» **Data supplied**:
=-=-=
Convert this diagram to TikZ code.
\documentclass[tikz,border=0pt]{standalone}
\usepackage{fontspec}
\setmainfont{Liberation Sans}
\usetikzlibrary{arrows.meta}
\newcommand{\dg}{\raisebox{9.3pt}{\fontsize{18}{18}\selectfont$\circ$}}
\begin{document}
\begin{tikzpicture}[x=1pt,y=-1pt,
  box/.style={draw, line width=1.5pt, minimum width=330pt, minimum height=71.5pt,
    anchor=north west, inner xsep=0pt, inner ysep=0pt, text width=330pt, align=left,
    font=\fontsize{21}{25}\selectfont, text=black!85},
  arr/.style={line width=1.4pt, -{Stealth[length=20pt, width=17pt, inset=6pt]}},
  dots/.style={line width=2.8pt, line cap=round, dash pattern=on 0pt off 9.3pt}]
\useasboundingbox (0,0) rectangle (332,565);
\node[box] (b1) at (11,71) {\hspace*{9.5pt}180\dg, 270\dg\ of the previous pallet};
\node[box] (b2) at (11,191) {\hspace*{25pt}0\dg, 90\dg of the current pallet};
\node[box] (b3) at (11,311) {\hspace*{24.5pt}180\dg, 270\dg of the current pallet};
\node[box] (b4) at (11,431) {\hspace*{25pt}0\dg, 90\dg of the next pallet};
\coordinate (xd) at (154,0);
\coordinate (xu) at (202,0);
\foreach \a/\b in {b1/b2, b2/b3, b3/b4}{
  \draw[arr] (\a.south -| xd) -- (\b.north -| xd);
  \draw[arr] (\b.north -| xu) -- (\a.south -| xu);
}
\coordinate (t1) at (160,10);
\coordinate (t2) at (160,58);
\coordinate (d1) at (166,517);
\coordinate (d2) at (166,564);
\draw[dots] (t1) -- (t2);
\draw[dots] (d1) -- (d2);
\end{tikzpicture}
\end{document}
=-=-=
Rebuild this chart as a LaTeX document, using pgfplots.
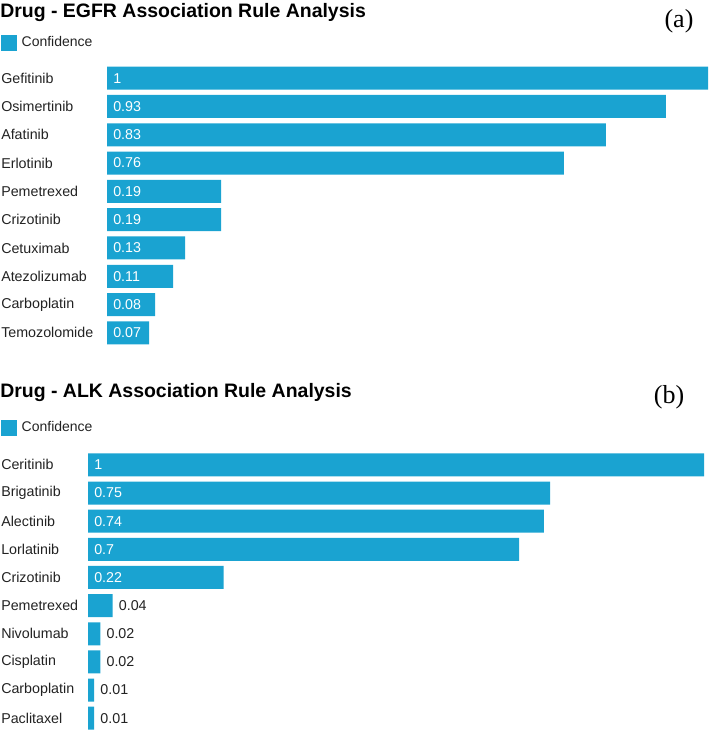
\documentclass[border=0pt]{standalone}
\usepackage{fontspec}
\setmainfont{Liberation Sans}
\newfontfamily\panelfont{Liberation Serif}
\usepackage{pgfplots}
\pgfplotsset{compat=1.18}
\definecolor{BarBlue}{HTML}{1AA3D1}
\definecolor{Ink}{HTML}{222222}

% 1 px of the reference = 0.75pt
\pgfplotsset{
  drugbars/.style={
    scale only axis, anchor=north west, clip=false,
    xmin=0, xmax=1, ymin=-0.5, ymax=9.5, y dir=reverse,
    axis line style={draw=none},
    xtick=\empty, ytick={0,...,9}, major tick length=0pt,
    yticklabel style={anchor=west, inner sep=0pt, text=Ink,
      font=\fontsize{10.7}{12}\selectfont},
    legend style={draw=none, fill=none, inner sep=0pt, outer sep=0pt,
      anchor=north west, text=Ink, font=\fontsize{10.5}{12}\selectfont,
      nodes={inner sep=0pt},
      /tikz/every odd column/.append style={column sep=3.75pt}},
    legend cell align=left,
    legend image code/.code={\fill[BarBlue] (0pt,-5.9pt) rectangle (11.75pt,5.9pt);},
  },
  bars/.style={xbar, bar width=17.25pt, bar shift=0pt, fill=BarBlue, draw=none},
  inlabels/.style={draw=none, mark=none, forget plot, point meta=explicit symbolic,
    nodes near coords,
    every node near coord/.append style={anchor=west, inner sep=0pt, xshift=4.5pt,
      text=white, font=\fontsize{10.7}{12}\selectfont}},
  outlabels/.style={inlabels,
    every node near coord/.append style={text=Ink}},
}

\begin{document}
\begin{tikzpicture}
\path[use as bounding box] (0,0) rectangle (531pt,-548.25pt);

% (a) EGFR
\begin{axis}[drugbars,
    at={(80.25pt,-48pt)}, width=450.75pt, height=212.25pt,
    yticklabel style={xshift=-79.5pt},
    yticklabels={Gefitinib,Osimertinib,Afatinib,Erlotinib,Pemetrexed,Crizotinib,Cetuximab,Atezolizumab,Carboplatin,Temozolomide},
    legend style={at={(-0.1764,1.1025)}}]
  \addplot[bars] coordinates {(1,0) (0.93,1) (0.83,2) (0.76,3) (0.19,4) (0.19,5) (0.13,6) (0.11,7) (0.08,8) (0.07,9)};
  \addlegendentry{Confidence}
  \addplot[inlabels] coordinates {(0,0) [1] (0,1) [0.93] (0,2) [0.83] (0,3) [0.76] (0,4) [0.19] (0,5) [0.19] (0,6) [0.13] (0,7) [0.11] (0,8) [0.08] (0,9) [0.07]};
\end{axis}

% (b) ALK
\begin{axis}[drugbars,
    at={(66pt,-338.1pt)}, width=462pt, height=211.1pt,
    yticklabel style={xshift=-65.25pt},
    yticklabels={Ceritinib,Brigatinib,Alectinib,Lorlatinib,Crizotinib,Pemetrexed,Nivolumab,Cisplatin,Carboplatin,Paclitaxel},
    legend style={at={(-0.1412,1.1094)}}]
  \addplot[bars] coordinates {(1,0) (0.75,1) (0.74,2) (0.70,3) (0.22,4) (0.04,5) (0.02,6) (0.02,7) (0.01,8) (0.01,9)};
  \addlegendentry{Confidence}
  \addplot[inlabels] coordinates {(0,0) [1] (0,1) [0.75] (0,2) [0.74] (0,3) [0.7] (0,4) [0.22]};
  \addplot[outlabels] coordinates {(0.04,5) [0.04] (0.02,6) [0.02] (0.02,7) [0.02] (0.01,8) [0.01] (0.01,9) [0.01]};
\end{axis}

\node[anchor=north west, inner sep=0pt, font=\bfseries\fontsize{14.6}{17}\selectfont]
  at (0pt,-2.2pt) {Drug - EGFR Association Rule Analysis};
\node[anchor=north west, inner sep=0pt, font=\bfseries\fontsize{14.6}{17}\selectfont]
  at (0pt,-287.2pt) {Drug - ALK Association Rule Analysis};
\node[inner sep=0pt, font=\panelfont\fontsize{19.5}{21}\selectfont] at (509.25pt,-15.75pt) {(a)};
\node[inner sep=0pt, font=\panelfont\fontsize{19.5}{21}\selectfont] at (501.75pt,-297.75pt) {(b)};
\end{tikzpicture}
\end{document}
=-=-=
» **Work to complete**: Read through the lines above and collect those that contain the string "this".

» **Written answer**:
Convert this diagram to TikZ code.
Rebuild this chart as a LaTeX document, using pgfplots.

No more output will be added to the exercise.